A consequence (and perhaps a contributing factor) to my promotion of the individual, is that I spend a lot time thinking about, well, myself. Apart from some recluses and hermits, I think I am pretty high up there on the time spent alone scale. The opportunity to delve within yourself is hard to find in the fast-paced stateside world but I would recommend you try. The findings might surprise you. Walt Whitman's famous line "I celebrate myself and sing myself" is written large across the wall of my bedroom. Perhaps it ties back to my being selfish but I know the work of believing those words in my heart will be a lasting legacy of my time here.

And somewhere in that heart I know that I am doing something in Zambia.

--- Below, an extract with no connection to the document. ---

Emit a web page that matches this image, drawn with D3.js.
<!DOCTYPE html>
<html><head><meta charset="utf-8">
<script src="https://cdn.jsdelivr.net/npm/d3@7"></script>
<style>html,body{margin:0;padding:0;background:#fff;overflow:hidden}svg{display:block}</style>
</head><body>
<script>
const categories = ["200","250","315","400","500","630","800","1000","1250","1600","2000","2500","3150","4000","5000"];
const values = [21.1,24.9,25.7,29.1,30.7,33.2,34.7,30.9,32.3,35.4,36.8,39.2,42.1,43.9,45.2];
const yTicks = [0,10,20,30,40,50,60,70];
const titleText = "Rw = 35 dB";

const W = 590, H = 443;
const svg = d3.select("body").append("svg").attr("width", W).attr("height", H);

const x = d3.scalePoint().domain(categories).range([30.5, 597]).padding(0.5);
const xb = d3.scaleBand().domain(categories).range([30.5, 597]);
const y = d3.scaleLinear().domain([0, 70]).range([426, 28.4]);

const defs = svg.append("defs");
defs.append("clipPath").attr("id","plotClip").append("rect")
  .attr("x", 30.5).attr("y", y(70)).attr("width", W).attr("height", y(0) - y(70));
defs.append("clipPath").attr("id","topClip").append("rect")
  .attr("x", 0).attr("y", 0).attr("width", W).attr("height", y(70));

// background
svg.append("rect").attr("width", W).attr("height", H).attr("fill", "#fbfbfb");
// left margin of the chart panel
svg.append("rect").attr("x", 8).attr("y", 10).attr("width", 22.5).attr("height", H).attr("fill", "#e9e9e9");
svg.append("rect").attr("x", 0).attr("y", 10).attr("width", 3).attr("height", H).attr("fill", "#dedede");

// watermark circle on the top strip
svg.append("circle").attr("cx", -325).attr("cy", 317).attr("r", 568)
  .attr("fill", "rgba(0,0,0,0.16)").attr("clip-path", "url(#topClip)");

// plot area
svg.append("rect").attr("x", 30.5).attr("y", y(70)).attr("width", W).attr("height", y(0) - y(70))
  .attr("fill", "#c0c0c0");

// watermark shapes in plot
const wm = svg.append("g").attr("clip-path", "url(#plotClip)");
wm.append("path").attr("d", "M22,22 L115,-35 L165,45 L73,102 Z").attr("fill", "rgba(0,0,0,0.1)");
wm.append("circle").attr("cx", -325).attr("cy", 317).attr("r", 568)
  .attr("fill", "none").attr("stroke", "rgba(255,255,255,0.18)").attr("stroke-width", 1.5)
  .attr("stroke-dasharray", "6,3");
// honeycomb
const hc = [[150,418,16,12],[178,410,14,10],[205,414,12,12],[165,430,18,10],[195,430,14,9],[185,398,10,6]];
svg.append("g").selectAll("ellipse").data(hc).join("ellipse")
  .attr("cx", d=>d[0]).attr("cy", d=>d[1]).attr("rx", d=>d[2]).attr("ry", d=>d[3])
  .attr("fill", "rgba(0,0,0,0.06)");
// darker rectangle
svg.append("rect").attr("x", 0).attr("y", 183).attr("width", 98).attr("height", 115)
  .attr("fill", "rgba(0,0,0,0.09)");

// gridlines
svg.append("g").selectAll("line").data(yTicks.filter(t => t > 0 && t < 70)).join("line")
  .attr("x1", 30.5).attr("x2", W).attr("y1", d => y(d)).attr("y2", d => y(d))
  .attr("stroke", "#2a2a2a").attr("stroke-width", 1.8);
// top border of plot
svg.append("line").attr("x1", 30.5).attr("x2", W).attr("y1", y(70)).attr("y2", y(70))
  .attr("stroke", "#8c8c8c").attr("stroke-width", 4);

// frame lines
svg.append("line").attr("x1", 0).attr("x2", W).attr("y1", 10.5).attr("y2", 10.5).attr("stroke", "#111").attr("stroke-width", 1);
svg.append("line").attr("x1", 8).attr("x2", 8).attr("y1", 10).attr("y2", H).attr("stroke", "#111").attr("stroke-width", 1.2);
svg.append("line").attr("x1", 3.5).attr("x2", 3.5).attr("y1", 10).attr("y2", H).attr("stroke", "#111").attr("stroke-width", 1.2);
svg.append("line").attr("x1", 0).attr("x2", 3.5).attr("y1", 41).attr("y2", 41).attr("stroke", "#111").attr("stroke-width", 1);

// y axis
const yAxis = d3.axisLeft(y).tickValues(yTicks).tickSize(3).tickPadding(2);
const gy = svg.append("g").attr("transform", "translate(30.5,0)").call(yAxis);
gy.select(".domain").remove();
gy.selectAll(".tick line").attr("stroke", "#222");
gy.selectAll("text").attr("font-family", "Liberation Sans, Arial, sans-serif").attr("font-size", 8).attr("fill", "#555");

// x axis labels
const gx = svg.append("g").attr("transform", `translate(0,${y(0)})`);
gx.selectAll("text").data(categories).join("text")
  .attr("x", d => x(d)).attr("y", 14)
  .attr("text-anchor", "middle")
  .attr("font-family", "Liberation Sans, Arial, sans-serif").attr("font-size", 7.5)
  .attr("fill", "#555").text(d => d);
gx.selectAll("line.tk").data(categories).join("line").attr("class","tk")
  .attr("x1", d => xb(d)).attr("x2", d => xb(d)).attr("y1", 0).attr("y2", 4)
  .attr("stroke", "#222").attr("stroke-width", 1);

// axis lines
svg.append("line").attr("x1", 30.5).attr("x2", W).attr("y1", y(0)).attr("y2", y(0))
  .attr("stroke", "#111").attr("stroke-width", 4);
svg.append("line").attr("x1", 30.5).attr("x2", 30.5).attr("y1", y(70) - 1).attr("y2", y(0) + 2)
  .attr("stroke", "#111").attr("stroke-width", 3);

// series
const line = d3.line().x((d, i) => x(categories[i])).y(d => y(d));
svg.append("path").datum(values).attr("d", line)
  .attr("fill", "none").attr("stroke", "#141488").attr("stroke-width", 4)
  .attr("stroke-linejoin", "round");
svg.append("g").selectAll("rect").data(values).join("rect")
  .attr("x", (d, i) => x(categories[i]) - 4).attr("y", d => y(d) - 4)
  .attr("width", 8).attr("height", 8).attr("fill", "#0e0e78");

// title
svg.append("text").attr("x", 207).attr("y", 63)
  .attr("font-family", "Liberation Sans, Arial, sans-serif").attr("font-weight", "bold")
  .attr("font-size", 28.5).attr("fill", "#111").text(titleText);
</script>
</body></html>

I am encouraging teachers to try new things, I am showing girls a different path, I am befuddling everyone with my strange Kamizhi ways. Hardly a blip on the statistical radar - those percentages and pie charts that find their way into reports that find their way to Washington that find their way into the Congressional budget hearings that keep me fed every quarter. No one ever said that Peace Corp's impact was capturable. But whether I am sewing on a reed mat, or biking to town at dawn, or just rejoicing in this crazy bundle of atoms that is me, I am certain of one thing. It is hardly trivial.